15. Though, it was argued that PW-12 Tahsildar has not obtained the certificate from the Medical Officer regarding condition of the deceased, that itself is not sufficient to discard the dying declaration (Ex. P-9). What is essential required is that the person who recorded the dying declaration must be satisfied that the deceased was in a fit state of mind. The certification by the doctor is essentially a rule of caution and, therefore, the voluntary and truthful nature of the declaration can be established otherwise. The evidence of doctor (PW-7) clearly shows that the deceased was in a sound state of mind while giving the statement before the Tahsildar (PW-12). In such circumstances, we are of the view that such a dying declaration has got due weight in the evidence. Further, as stated earlier, the doctor has explained that though the deceased Renuka sustained 100% burn injuries, she was in a position to talk. In such circumstances, her statement cannot be rejected on the ground that she sustained severe burn injuries. Normally, the person on the verge of death will not implicate somebody falsely. Even if we accept some contradiction in Ex. P-7 complaint, in the light of Ex. P-9 dying declaration coupled with the evidence of eye-witnesses, there is ample evidence on record to hold that the appellants ill-treated the deceased Renuka and subjected her to cruelty by giving both mental and physical torture and in furtherance of their common intention only to commit the murder of the deceased, poured kerosene and set fire on her who ultimately succumbed to the injuries on the same day in the District Hospital, Bagalkot. In our view, dying declaration (Ex. P-9) fully corroborates the evidence of Doctor and Tahsildar who recorded it.

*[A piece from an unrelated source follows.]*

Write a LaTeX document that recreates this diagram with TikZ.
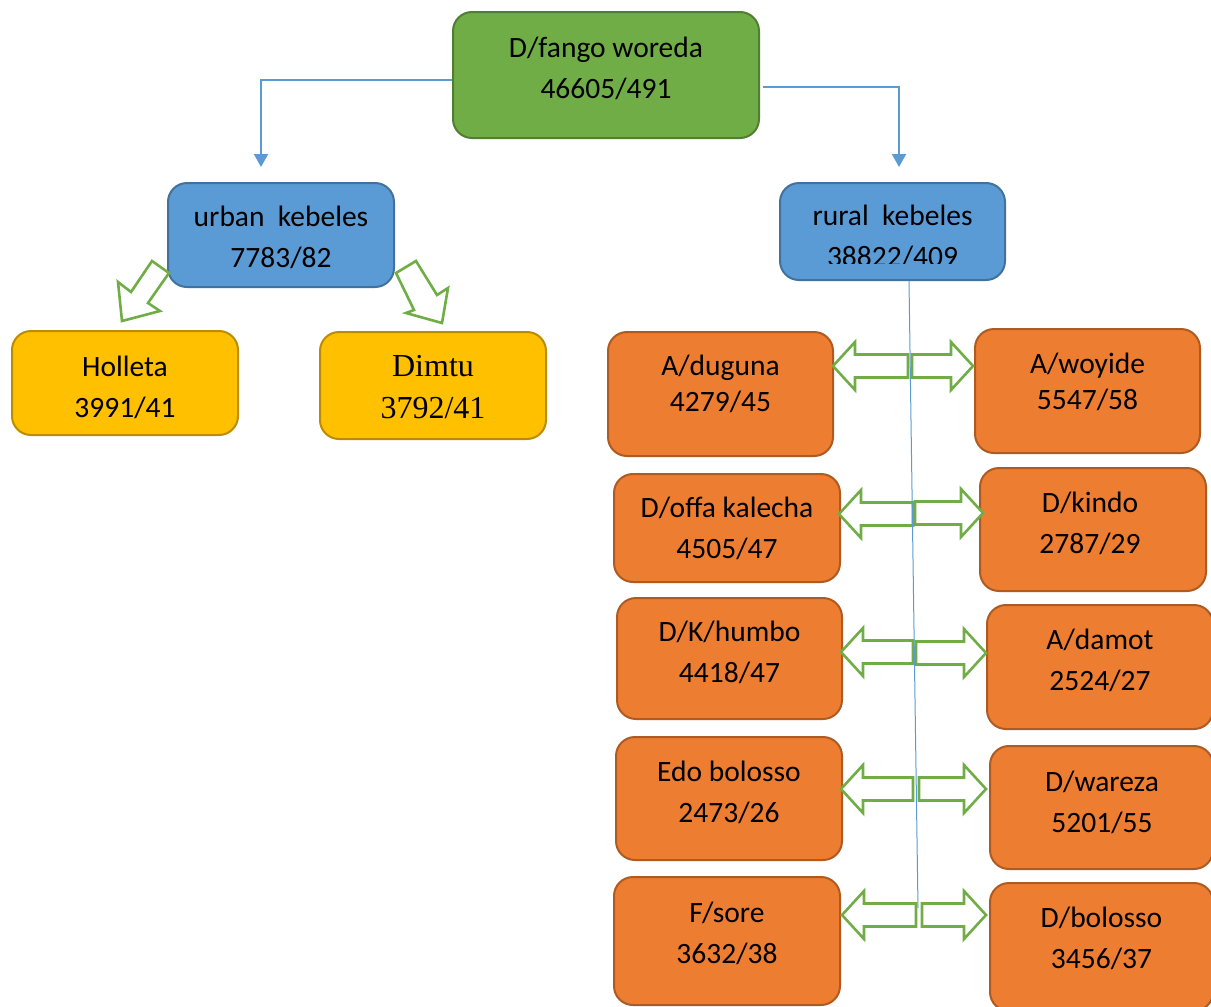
\documentclass[tikz,border=0pt]{standalone}
\usepackage{fontspec}
\setmainfont{Carlito}
\newfontfamily\timesfont{Liberation Serif}
\usetikzlibrary{arrows.meta,calc}
\definecolor{gfill}{HTML}{70AD47}
\definecolor{gline}{HTML}{507E32}
\definecolor{bfill}{HTML}{5B9BD5}
\definecolor{bline}{HTML}{41719C}
\definecolor{yfill}{HTML}{FFC000}
\definecolor{yline}{HTML}{BC8C00}
\definecolor{ofill}{HTML}{ED7D31}
\definecolor{oline}{HTML}{AE5A21}
\definecolor{conn}{HTML}{5B9BD5}
\definecolor{blkc}{HTML}{70AD47}
\newcommand\blkarrow[4]{%
  \draw[blk] (#1,#3) -- ({#1+#4*22},{#3-24}) -- ({#1+#4*22},{#3-11.5}) -- (#2,{#3-11.5})
    -- (#2,{#3+11.5}) -- ({#1+#4*22},{#3+11.5}) -- ({#1+#4*22},{#3+24}) -- cycle;}
\begin{document}
\begin{tikzpicture}[x=1pt,y=-1pt,
  boxbase/.style={rectangle, rounded corners=19pt, line width=2pt, inner sep=0pt},
  gbox/.style={boxbase, fill=gfill, draw=gline},
  bbox/.style={boxbase, fill=bfill, draw=bline},
  ybox/.style={boxbase, fill=yfill, draw=yline},
  obox/.style={boxbase, fill=ofill, draw=oline},
  txt/.style={align=center, inner sep=0pt, font=\fontsize{29.5}{41}\selectfont},
  txtb/.style={align=center, inner sep=0pt, font=\fontsize{29.5}{36}\selectfont},
  txts/.style={align=center, inner sep=0pt, font=\timesfont\fontsize{32}{42}\selectfont},
  conarrow/.style={draw=conn, line width=2.2pt, -{Triangle[width=14pt,length=13pt]}},
  thin/.style={draw=conn, line width=1pt},
  blk/.style={draw=blkc, line width=2.6pt, fill=white, line join=miter}]
\useasboundingbox (0,0) rectangle (1211,1007);

% top
\node[gbox, minimum width=306, minimum height=126] (woreda) at (606,75) {};
\node[txt] (woredat) at (606,68.5) {D/fango woreda\\46605/491};

% second level
\node[bbox, minimum width=226, minimum height=104] (urban) at (281,235) {};
\node[txt] (urbant) at (281,237.5) {urban\ \ kebeles\\7783/82};
\node[bbox, minimum width=225, minimum height=97] (rural) at (892.5,231.5) {};
\begin{scope}
  \clip (780,183) rectangle (1005,263);
  \node[txt] (ruralt) at (892.5,236.5) {rural\ \ kebeles\\38822/409};
\end{scope}

% urban children
\node[ybox, minimum width=226, minimum height=104] (holleta) at (125,383) {};
\node[txt] (holletat) at (125,387) {Holleta\\3991/41};
\node[ybox, minimum width=226, minimum height=107] (dimtu) at (433,385.5) {};
\node[txts] (dimtut) at (433,387) {Dimtu\\3792/41};

% rural children
\node[obox, minimum width=225, minimum height=124] (aduguna) at (720.5,394) {};
\node[txtb] (adugunat) at (720.5,384) {A/duguna\\4279/45};
\node[obox, minimum width=225, minimum height=124] (awoyide) at (1087.5,391) {};
\node[txtb] (awoyidet) at (1087.5,381.5) {A/woyide\\5547/58};

\node[obox, minimum width=226, minimum height=108] (doffa) at (727,528) {};
\node[txt] (doffat) at (727,528.5) {D/offa kalecha\\4505/47};
\node[obox, minimum width=226, minimum height=123] (dkindo) at (1093,529.5) {};
\node[txt] (dkindot) at (1090,523.5) {D/kindo\\2787/29};

\node[obox, minimum width=225, minimum height=121] (dkhumbo) at (729.5,658.5) {};
\node[txt] (dkhumbot) at (729.5,652.5) {D/K/humbo\\4418/47};
\node[obox, minimum width=226, minimum height=124] (adamot) at (1100,667) {};
\node[txt] (adamott) at (1100,660.5) {A/damot\\2524/27};

\node[obox, minimum width=226, minimum height=123] (edo) at (729,798.5) {};
\node[txt] (edot) at (729,792.5) {Edo bolosso\\2473/26};
\node[obox, minimum width=223, minimum height=123] (dwareza) at (1101.5,807.5) {};
\node[txt] (dwarezat) at (1102,802.5) {D/wareza\\5201/55};

\node[obox, minimum width=226, minimum height=128] (fsore) at (727,941) {};
\node[txt] (fsoret) at (727,933.5) {F/sore\\3632/38};
\node[obox, minimum width=223, minimum height=128] (dbolosso) at (1101.5,947) {};
\node[txt] (dbolossot) at (1101.5,938.5) {D/bolosso\\3456/37};

% elbow connectors
\coordinate (utop) at (261,167);
\coordinate (rtop) at (899,167);
\coordinate (rstart) at (763,87);
\draw[conarrow] ($(woreda.west)+(0,5)$) -| (utop);
\draw[conarrow] (rstart) -| (rtop);

% block arrows urban
\draw[blk] (122,321) -- (160,311) -- (148,303) -- (169,273) -- (152,261) -- (131,292) -- (118,282) -- cycle;
\draw[blk] (442,323) -- (406,313) -- (414,310) -- (396,273) -- (416,261) -- (437,295) -- (448,288) -- cycle;

% block arrows rural
\blkarrow{833}{908}{366}{1}
\blkarrow{973}{912}{366}{-1}
\blkarrow{839}{913}{514}{1}
\blkarrow{983}{915}{513}{-1}
\blkarrow{841}{913}{652}{1}
\blkarrow{986}{916}{653}{-1}
\blkarrow{841}{913}{789}{1}
\blkarrow{986}{919}{789}{-1}
\blkarrow{842}{916}{915}{1}
\blkarrow{986}{922}{915}{-1}

% thin line
\coordinate (lstart) at (909,281);
\coordinate (lend) at (918,908);
\draw[thin] (lstart) -- (lend);
\end{tikzpicture}
\end{document}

16. The analysis of the prosecution witnesses, particularly, PW-3, PW-4, PW-10 elderly person of the village and PW-12 Taluk Executive Magistrate who recorded the dying declaration of Renuka clearly proves the involvement of appellants in the commission of offence as charged and they were rightly awarded sentence of life imprisonment. Though, it was pointed out that there were certain discrepancies, according to us, they all are minimal and it had not affected the case of the prosecution. As discussed earlier, in view of the oral evidence of PW-3, PW-4, PW-6, PW-7, PW-9, PW-10, PW-12 coupled with dying declaration Ex. P-9, we hold that the prosecution has fully established its case against the appellants and we are in entire agreement with the conclusion arrived by the High Court.
17. In the light of the above discussion, we do not find any merit in the appeal, consequently, the same is dismissed.